4 Blessed are those who mourn, for they shall be comforted.

Jesus is not talking about the pangs of sorrow the ordinary man experiences on account of the non fulfillment of earthly desires or loss of human love. He is talking of the deep yearning for the Eternal Beloved, that arises in the soul, when the consciousness begins to awaken. Those who cry for God with single minded yearning, and refuse to be appeased by anything lesser, will forever find comfort in the arms of Blissful Divinity.

5 Blessed are the meek, for they shall inherit the earth.

It is not the proud, but the humble and meek person who will be open to recieve wisdom and happiness.

6 Blessed are those who hunger and thirst for righteousness, for they shall be satisfied.

“Hunger” and “thirst” are metaphors for man’s spiritual quest.

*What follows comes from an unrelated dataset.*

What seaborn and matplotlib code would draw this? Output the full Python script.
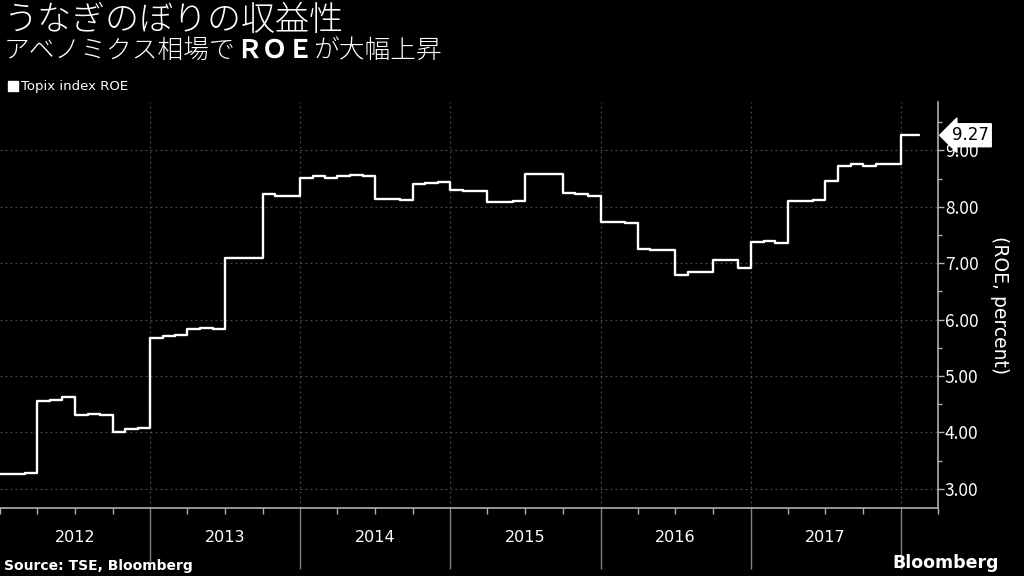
import matplotlib
matplotlib.use("Agg")
import matplotlib.pyplot as plt
import matplotlib.dates as mdates
from matplotlib.lines import Line2D
from matplotlib.ticker import MultipleLocator, FormatStrFormatter
import seaborn as sns
import pandas as pd

# ---- data (monthly) ----
start_month = "2012-01-01"
roe_values = [
    3.27, 3.26, 3.28, 4.55, 4.57, 4.62, 4.31, 4.32, 4.31, 4.01, 4.07, 4.08,   # 2012
    5.68, 5.71, 5.72, 5.83, 5.85, 5.84, 7.09, 7.10, 7.09, 8.22, 8.19, 8.19,   # 2013
    8.51, 8.55, 8.52, 8.55, 8.56, 8.55, 8.14, 8.14, 8.12, 8.41, 8.43, 8.44,   # 2014
    8.30, 8.29, 8.28, 8.08, 8.09, 8.10, 8.59, 8.58, 8.59, 8.25, 8.22, 8.19,   # 2015
    7.74, 7.73, 7.72, 7.25, 7.23, 7.23, 6.79, 6.84, 6.85, 7.05, 7.05, 6.92,   # 2016
    7.37, 7.39, 7.36, 8.10, 8.10, 8.12, 8.45, 8.73, 8.76, 8.73, 8.76, 8.76,   # 2017
    9.27, 9.27,                                                              # 2018
]
last_date = "2018-02-15"
last_value = 9.27
years = ["2012", "2013", "2014", "2015", "2016", "2017"]
year_boundaries = ["2013", "2014", "2015", "2016", "2017", "2018"]
y_ticks = [3, 4, 5, 6, 7, 8, 9]

title = "うなぎのぼりの収益性"
subtitle_parts = ["アベノミクス相場で", "ＲＯＥ", "が大幅上昇"]
series_name = "Topix index ROE"
y_label = "(ROE, percent)"
source = "Source: TSE, Bloomberg"

dates = list(pd.date_range(start_month, periods=len(roe_values), freq="MS")) + [pd.Timestamp(last_date)]
vals = roe_values + [last_value]
df = pd.DataFrame({"date": dates, "roe": vals})

# ---- style ----
sns.set_theme(style="dark")
plt.rcParams["font.family"] = ["Noto Sans CJK JP", "DejaVu Sans"]
fg = "white"
grid_c = "#4a4a4a"
axis_c = "#b0b0b0"

fig = plt.figure(figsize=(10.24, 5.76), dpi=100, facecolor="black")
ax = fig.add_axes([0.0, 0.118, 0.916, 0.705])
ax.set_facecolor("black")

sns.lineplot(data=df, x="date", y="roe", ax=ax, color=fg, linewidth=1.7,
             drawstyle="steps-post", legend=False)

ax.set_xlim(pd.Timestamp("2012-01-01"), pd.Timestamp("2018-04-01"))
ax.set_ylim(2.66, 9.86)

# y axis on right
ax.yaxis.tick_right()
ax.yaxis.set_label_position("right")
ax.set_yticks(y_ticks)
ax.yaxis.set_major_formatter(FormatStrFormatter("%.2f"))
ax.yaxis.set_minor_locator(MultipleLocator(0.5))
ax.tick_params(axis="y", which="major", length=4, width=1, color=axis_c,
               labelcolor=fg, labelsize=12.5, pad=1, left=False, right=True)
ax.tick_params(axis="y", which="minor", length=3, width=1, color=axis_c,
               left=False, right=True)
ax.set_ylabel(y_label, color=fg, fontsize=13.5, rotation=270, labelpad=22,
              family=["DejaVu Sans"])

# x axis: long year separators, quarter ticks
ax.set_xticks([mdates.date2num(pd.Timestamp(f"{y}-01-01")) for y in year_boundaries])
ax.xaxis.set_minor_locator(mdates.MonthLocator(bymonth=[1, 4, 7, 10]))
ax.xaxis.set_major_formatter(plt.NullFormatter())
ax.tick_params(axis="x", which="major", length=44, width=1, color="#808080", bottom=True)
ax.tick_params(axis="x", which="minor", length=4, width=1, color=axis_c, bottom=True)
ax.set_xlabel("")

# year labels at mid-year
sec = ax.secondary_xaxis("bottom")
sec.set_xticks([mdates.date2num(pd.Timestamp(f"{y}-07-01")) for y in years])
sec.set_xticklabels(years)
sec.tick_params(length=0, pad=16, labelcolor=fg, labelsize=11.5)
sec.spines["bottom"].set_visible(False)
for lab in sec.get_xticklabels():
    lab.set_family(["DejaVu Sans"])

# grid
ax.grid(True, which="major", axis="both", color=grid_c, linestyle=(0, (1.5, 2.5)), linewidth=0.9)

for s in ["top", "left"]:
    ax.spines[s].set_visible(False)
for s in ["bottom", "right"]:
    ax.spines[s].set_visible(True)
    ax.spines[s].set_color(axis_c)
    ax.spines[s].set_linewidth(1.2)

# last value tag
ax.annotate(f"{last_value:.2f}", xy=(1.0, last_value), xycoords=("axes fraction", "data"),
            xytext=(10, 0), textcoords="offset points", va="center", ha="left",
            color="black", fontsize=12, family=["DejaVu Sans"],
            bbox=dict(boxstyle="larrow,pad=0.15", fc="white", ec="white"))

# titles
fig.text(0.004, 0.965, title, color=fg, fontsize=24.5, va="center", ha="left", fontweight="light")
t1 = fig.text(0.004, 0.912, subtitle_parts[0], color=fg, fontsize=18.5, va="center",
              ha="left", fontweight="light")
fig.canvas.draw()
r = fig.canvas.get_renderer()
x2 = t1.get_window_extent(r).x1 / fig.bbox.width
t2 = fig.text(x2, 0.912, subtitle_parts[1], color=fg, fontsize=18.5, va="center", ha="left",
              fontweight="bold")
x3 = t2.get_window_extent(r).x1 / fig.bbox.width
fig.text(x3, 0.912, subtitle_parts[2], color=fg, fontsize=18.5, va="center", ha="left",
         fontweight="light")

# legend
handle = Line2D([], [], marker="s", color="white", linestyle="", markersize=7)
fig.legend([handle], [series_name], loc="center left", bbox_to_anchor=(-0.005, 0.849),
           frameon=False, handletextpad=0.1, handlelength=1.0,
           labelcolor=fg, prop={"family": ["DejaVu Sans"], "size": 9.5})

fig.text(0.004, 0.018, source, color=fg, fontsize=10, fontweight="bold", va="center",
         ha="left", family=["DejaVu Sans"])
fig.text(0.975, 0.022, "Bloomberg", color=fg, fontsize=12.5, fontweight="bold",
         va="center", ha="right", family=["DejaVu Sans"])

fig.savefig("out.png", dpi=100, facecolor="black")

Hunger is the inner emptiness, which is the soul’s desire for God. Only the one who is thirsty for knowlege regarding how to attain salvation, and who practises righteousness in life, can appease his hunger for God realisation and experience unparalleled satisfaction of heart and soul.

7 Blessed are the merciful, for they shall receive mercy.

The mercy Jesus is talking about is the sort of fatherly heartache the Divine has for its erring child. It is the mercy Jesus expressed when instead of judging and destroying the enemies who would crucify him, he asked Father to forgive them, “for they know not what they do.” When one sees humanity as a loving father looks after his children, and is ready to suffer for them, then one becomes Christ like. And by mercy, one offers not forgiveness alone, but also extends actual spiritual help in eliminating the error in an individual. To recieve divine mercy, one must be merciful to oneself, making oneself spiritually qualified, and also be merciful to other deluded children of God.

8 Blessed are the pure in heart, for they shall see God.

All scriptures agree in this: self purification is the prerequisite to God realisation. The Bhagavad Gita speaks of the blessedness and divine perception of one who has attained inner purification: “The Yogi who has completely calmed the mind, and controlled the passions, and freed them of all impurities, becomes one with Me. He who perceives Me everywhere and beholds everything in Me never loses sight of Me nor do I ever lose sight of him.”

9 Blessed are the peacemakers, for they shall be called sons of God.

They are real peacemakers, who generate peace from  their devotional practice of daily meditation. Peace is the first manifestation of God’s response to meditation. Those who commune with this Peace God in the inner temple of silence are His true children. And having realised the nature of God as inner peace, these devotees strive to manifest this peace in their home, in the neighborhood, in the nation, and among nationalities and nations, thereby becoming peacemakers.

10 Blessed are those who are persecuted for righteousness’ sake, for theirs is the kingdom of heaven. 

Those who persist in doing what is right, despite being criticised wrongly by others, and those who are uninfluenced by the wrong customs or society’s harmful habits are the ones who will experience the bliss of God. Here, Jesus also offers encouragement to those who are tortured by sensory temptations and bad habits, that if they persist in practicing self control, they will in due course of time, overcome these temptations and win the kingdom of eternal joy.

11 Blessed are you when others revile you and persecute you and utter all kinds of evil against you falsely on my account. 12 Rejoice and be glad, for your reward is great in heaven, for so they persecuted the prophets who were before you.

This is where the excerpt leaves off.